Unter völliger Ausblendung der Realitäten kommt so auch Kullmanns Empfehlung zustande, man möge doch wieder mehr Kernenergie einsetzen, weil Deutschland sonst in naher Zukunft von Stromimporten abhängig werde und die "eigene Grundlastversorgung" verliere. Tatsächlich sind die zeitweilig exzessiven deutschen Exportüberschüsse beim kommerziellen und physikalischen Stromaustausch mit dem Ausland (160110) in den letzten Jahren wieder zurückgegangen. Nach der Abschaltung der drei letzten Kernkraftwerke Ende 2022 könnte daraus ein Importüberschuss werden, was bisher nur in einzelnen Monaten der Fall war. Das wäre freilich keineswegs eine nationale Katastrophe. Ein Blick in die Statistik zeigt, dass die alte Bundesrepublik bis 1990 immer ein Exportdefizit beim Stromaustausch mit den Nachbarländern hatte – obwohl gleichzeitig immer mehr Kernkraftwerke ans Netz gingen und am Ende 17 Reaktoren rund 30 Prozent des Stroms erzeugten. Dieser Importüberschuss hat aber weder das Wirtschaftswunder beeinträchtigt noch andere nachteilige Folgen gehabt.

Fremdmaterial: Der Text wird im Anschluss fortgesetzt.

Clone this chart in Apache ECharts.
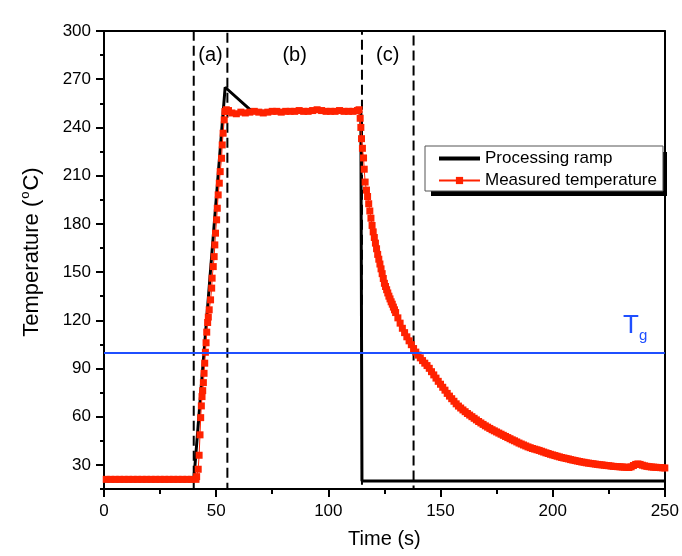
<!DOCTYPE html>
<html>
<head>
<meta charset="utf-8">
<script src="https://cdn.jsdelivr.net/npm/echarts@6/dist/echarts.min.js"></script>
<style>
  html, body { margin: 0; padding: 0; background: #ffffff; }
  #chart { width: 682px; height: 556px; }
</style>
</head>
<body>
<div id="chart"></div>
<script>
// Programmed oven profile (s, °C)
const rampTime = [0, 40, 54, 66, 114.5, 115, 250];
const rampTemp = [20, 20, 265, 250, 250, 20, 20];

// Thermocouple reading (s, °C)
const measTime = [
  1, 3, 5, 7, 9, 11, 13, 15, 17, 19, 21, 23, 25, 27, 29, 31, 33, 35, 37, 39, 41,
  41.3, 42.0, 42.4, 42.8, 43.1, 43.4, 43.7, 44.0, 44.3, 44.6, 44.9, 45.2, 45.5, 45.8,
  46.2, 46.5, 46.9, 47.5, 48.0, 48.2, 48.7, 49.1, 49.4, 49.7, 50.2, 50.5, 50.9, 51.4,
  51.8, 52.4, 52.7, 53.1, 53.6, 53.9,
  54.5, 55.5, 57, 59, 61, 63, 65, 67, 69, 71, 73, 75, 77, 79, 81, 83, 85, 87, 89, 91,
  93, 95, 97, 99, 101, 103, 105, 107, 109, 111, 113, 113.7,
  114.2, 114.5, 114.8, 115.2, 115.7, 116.0, 116.4, 117, 117.5, 118, 118.5, 119, 119.5,
  120, 120.5, 121, 121.5, 122, 122.5, 123, 123.5, 124, 124.5, 125, 125.5, 126, 126.5,
  127, 127.5, 128, 128.5, 129, 129.5, 130, 131, 132, 133, 134, 135, 136, 137, 138, 139,
  140, 141, 142, 143, 144, 145, 146, 147, 148, 149, 150, 151, 152, 153, 154, 155, 156,
  157, 158, 159, 160, 161, 162, 163, 164, 165, 166, 167, 168, 169, 170, 171, 172, 173,
  174, 175, 176, 177, 178, 179, 180, 181, 182, 183, 184, 185, 186, 187, 188, 189, 190,
  191, 192, 193, 194, 195, 196, 197, 198, 199, 200, 201, 202, 203, 204, 205, 206, 207,
  208, 209, 210, 211, 212, 213, 214, 215, 216, 217, 218, 219, 220, 221, 222, 223, 224,
  225, 226, 227, 228, 229, 230, 231, 232, 233, 234, 235, 236, 237, 238, 239, 240, 241,
  242, 243, 244, 245, 246, 247, 248, 249, 250
];
const measTemp = [
  21, 21, 21, 21, 21, 21, 21, 21, 21, 21, 21, 21, 21, 21, 21, 21, 21, 21, 21, 21, 21,
  22.7, 27.3, 36, 48.7, 59.4, 66.7, 72.5, 76.2, 81.2, 87, 93.3, 100.1, 106, 112.6,
  118.6, 122, 126.5, 132.7, 140, 146.2, 153.4, 159.6, 166.9, 174.2, 182.5, 189.7, 198, 205.3,
  212.5, 220.8, 229.1, 236.4, 244.7, 249.9,
  251, 250.5, 249, 248.5, 249.5, 249, 249.5, 250, 249.5, 249, 249.5, 250, 250, 249.5, 250, 250, 250, 250.5, 250, 250,
  250.5, 251, 250.5, 250, 250, 250, 250.5, 250, 250, 250, 250.5, 251,
  245.7, 240, 233, 227, 221, 214, 206, 201, 197, 192.5, 188, 183.5, 179,
  175, 171.5, 168, 164.5, 161, 158, 155, 152, 149, 146, 143, 141, 139, 137,
  135, 133.3, 131.5, 130, 128.2, 126.5, 124.8, 121.5, 118.2, 115, 112.3, 109.7, 107.2, 104.8, 102.4, 100.2,
  98.3, 96.6, 94.9, 93.3, 91.8, 90.1, 88, 86, 84, 82, 80.2, 78.3, 76.5, 74.5, 72.8, 71.2, 69.6,
  68, 66.6, 65.4, 64.2, 63.1, 62, 61, 60, 59, 58, 57, 56.1, 55.2, 54.3, 53.5, 52.7, 51.9,
  51.2, 50.5, 49.8, 49.1, 48.4, 47.7, 47, 46.3, 45.6, 45, 44.3, 43.6, 43, 42.4, 41.8, 41.2, 40.7,
  40.2, 39.8, 39.4, 39, 38.5, 38, 37.5, 37.1, 36.6, 36.2, 35.8, 35.4, 35, 34.6, 34.3, 34, 33.7,
  33.3, 33, 32.7, 32.4, 32.1, 31.8, 31.6, 31.3, 31.1, 30.9, 30.7, 30.5, 30.3, 30.1, 30, 29.8, 29.6,
  29.5, 29.3, 29.1, 29, 28.9, 28.8, 28.7, 28.6, 28.5, 28.4, 28.8, 29.6, 30.3, 30.6, 30.3, 29.8, 29.4,
  29.1, 28.9, 28.7, 28.6, 28.5, 28.4, 28.3, 28.2, 28.1
];

// Glass transition temperature
const tgValue = 100;

// Process stages and their time windows (s)
const stageNames = ['(a)', '(b)', '(c)'];
const stageBounds = [[40, 55], [55, 115], [115, 138]];
const boxedStages = [0, 2];
const stageLabelLevel = 285;

// Axis ticks
const xTickInterval = 50;
const yMajorTicks = [30, 60, 90, 120, 150, 180, 210, 240, 270, 300];

const FONT = '"Liberation Sans", Arial, sans-serif';
const RED = '#ff2200';
const BLUE = '#1f4fff';

const rampData = rampTime.map((t, i) => [t, rampTemp[i]]);
const measData = measTime.map((t, i) => [t, measTemp[i]]);
const stageLabelData = stageNames.map((n, i) => ({
  name: n,
  value: [(stageBounds[i][0] + stageBounds[i][1]) / 2, stageLabelLevel]
}));
const boxAreas = boxedStages.map(i => [{ xAxis: stageBounds[i][0] }, { xAxis: stageBounds[i][1] }]);

const chart = echarts.init(document.getElementById('chart'), null, { renderer: 'canvas' });

const axisLineStyle = { color: '#000', width: 2 };

chart.setOption({
  backgroundColor: '#ffffff',
  animation: false,
  textStyle: { fontFamily: FONT, color: '#000' },
  grid: { left: 104, right: 15, top: 31, bottom: 67, containLabel: false },
  xAxis: [
    {
      type: 'value', min: 0, max: 250, interval: xTickInterval, position: 'bottom',
      axisLine: { show: true, onZero: false, lineStyle: axisLineStyle },
      axisTick: { show: true, inside: false, length: 8, lineStyle: axisLineStyle },
      minorTick: { show: true, splitNumber: 2, length: 5, lineStyle: axisLineStyle },
      axisLabel: { fontSize: 17, color: '#000', fontFamily: FONT, margin: 14 },
      splitLine: { show: false },
      minorSplitLine: { show: false },
      name: 'Time (s)', nameLocation: 'middle', nameGap: 40,
      nameTextStyle: { fontSize: 20, color: '#000', fontFamily: FONT }
    },
    {
      type: 'value', min: 0, max: 250, position: 'top',
      axisLine: { show: true, onZero: false, lineStyle: axisLineStyle },
      axisTick: { show: false }, axisLabel: { show: false }, splitLine: { show: false }
    }
  ],
  yAxis: [
    {
      // minor ticks every 15 °C
      type: 'value', min: 15, max: 300, interval: 15, position: 'left',
      axisLine: { show: true, onZero: false, lineStyle: axisLineStyle },
      axisTick: { show: true, inside: false, length: 4, lineStyle: axisLineStyle },
      axisLabel: { show: false }, splitLine: { show: false }
    },
    {
      type: 'value', min: 15, max: 300, position: 'left',
      axisLine: { show: true, onZero: false, lineStyle: axisLineStyle },
      axisTick: { show: true, inside: false, length: 8, lineStyle: axisLineStyle, customValues: yMajorTicks },
      axisLabel: { show: true, fontSize: 17, color: '#000', fontFamily: FONT, margin: 13, customValues: yMajorTicks },
      splitLine: { show: false },
      name: 'Temperature ({sup|o}C)', nameLocation: 'middle', nameGap: 59, nameRotate: 90,
      nameTextStyle: {
        fontSize: 22, color: '#000', fontFamily: FONT, padding: [0, 0, 0, 16],
        rich: { sup: { fontSize: 13, fontFamily: FONT, color: '#000', padding: [0, 1, 13, 1] } }
      }
    },
    {
      type: 'value', min: 15, max: 300, position: 'right',
      axisLine: { show: true, onZero: false, lineStyle: axisLineStyle },
      axisTick: { show: false }, axisLabel: { show: false }, splitLine: { show: false }
    }
  ],
  legend: {
    data: [
      { name: 'Processing ramp', itemStyle: { color: 'rgba(0,0,0,0)', borderWidth: 0 }, lineStyle: { color: '#000', width: 4 } },
      { name: 'Measured temperature' }
    ],
    orient: 'vertical',
    left: 425, top: 146,
    padding: [4, 6, 2, 12],
    itemWidth: 41, itemHeight: 9, itemGap: 5,
    backgroundColor: '#ffffff',
    borderColor: '#555555', borderWidth: 1,
    textStyle: { fontSize: 17, color: '#000', fontFamily: FONT },
    selectedMode: false,
    z: 10
  },
  series: [
    {
      name: 'Processing ramp', type: 'line', data: rampData,
      xAxisIndex: 0, yAxisIndex: 0,
      symbol: 'none', lineStyle: { color: '#000', width: 3 }, itemStyle: { color: '#000' },
      z: 2,
      markArea: {
        silent: true,
        itemStyle: { color: 'rgba(0,0,0,0)', borderColor: '#000', borderWidth: 2, borderType: [10, 5] },
        data: boxAreas
      }
    },
    {
      name: 'Measured temperature', type: 'line', data: measData,
      xAxisIndex: 0, yAxisIndex: 0,
      symbol: 'rect', symbolSize: 7, showSymbol: true, showAllSymbol: true,
      lineStyle: { color: RED, width: 1 }, itemStyle: { color: RED },
      z: 3,
      markLine: {
        silent: true, symbol: 'none',
        lineStyle: { color: BLUE, width: 2, type: 'solid' },
        label: { show: false },
        data: [{ yAxis: tgValue }]
      }
    },
    {
      name: 'stages', type: 'scatter', data: stageLabelData,
      xAxisIndex: 0, yAxisIndex: 0,
      symbolSize: 0, silent: true,
      itemStyle: { opacity: 1 },
      label: { show: true, position: 'inside', formatter: '{b}', fontSize: 20, color: '#000', fontFamily: FONT }
    }
  ],
  graphic: [
    // drop shadow behind the legend box
    { type: 'rect', left: 431, top: 152, shape: { width: 236, height: 44 }, style: { fill: '#000' }, z: 9, silent: true },
    { type: 'text', left: 623, top: 313, style: { text: 'T', fontSize: 26, fontFamily: FONT, fill: BLUE } },
    { type: 'text', left: 639, top: 328, style: { text: 'g', fontSize: 15, fontFamily: FONT, fill: BLUE } }
  ]
});
</script>
</body>
</html>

Heute sind die nationalen Strommärkte technisch und kommerziell weitaus enger verflochten. Es wirkt deshalb unfreiwillig komisch, wenn der Evonik-Chef wegen eines vorübergehend zu erwartenden Importbedarfs den Untergang der "eigenen Grundlastversorgung" an die Wand malt. Seiner düsteren Prophezeiung, dass es dann "richtig teuer" werde, fehlt ebenfalls die Grundlage. Für den seinerzeit größten Importeur unter den deutschen Verbundunternehmen, das Badenwerk, war der Strombezug aus Frankreich sogar ein gutes Geschäft.
Um sein eigenes Unternehmen braucht sich Kullmann in punkto "eigene Grundlastversorgung" übrigens keine Sorgen zu machen. Die Evonik Industries AG, die 2007 aus der Zusammenlegung der RAG-Töchter Steag, Degussa und RAG-Immobilien entstand (070907), verfügte schon immer über eigene Kraftwerke. Momentan ist sie dabei, an ihrem größten Produktionsstandort im Chemiepark Marl ein neues GuD-Kraftwerk zu errichten, das ein altes Reservegaskraftwerk ersetzt. Zuvor hatte sie schon ein Steinkohlekraftwerk durch eine GuD-Anlage ersetzt. Beide Gaskraftwerke könnten den Industriepark im Inselbetrieb auch dann mit Strom und Dampf versorgen, wenn das Netz der öffentlichen Stromversorgung in Deutschland einmal ganz ausfallen sollte – was aber wohl nicht so schnell eintreten wird, wie man aufgrund mancher Panikmache glauben könnte.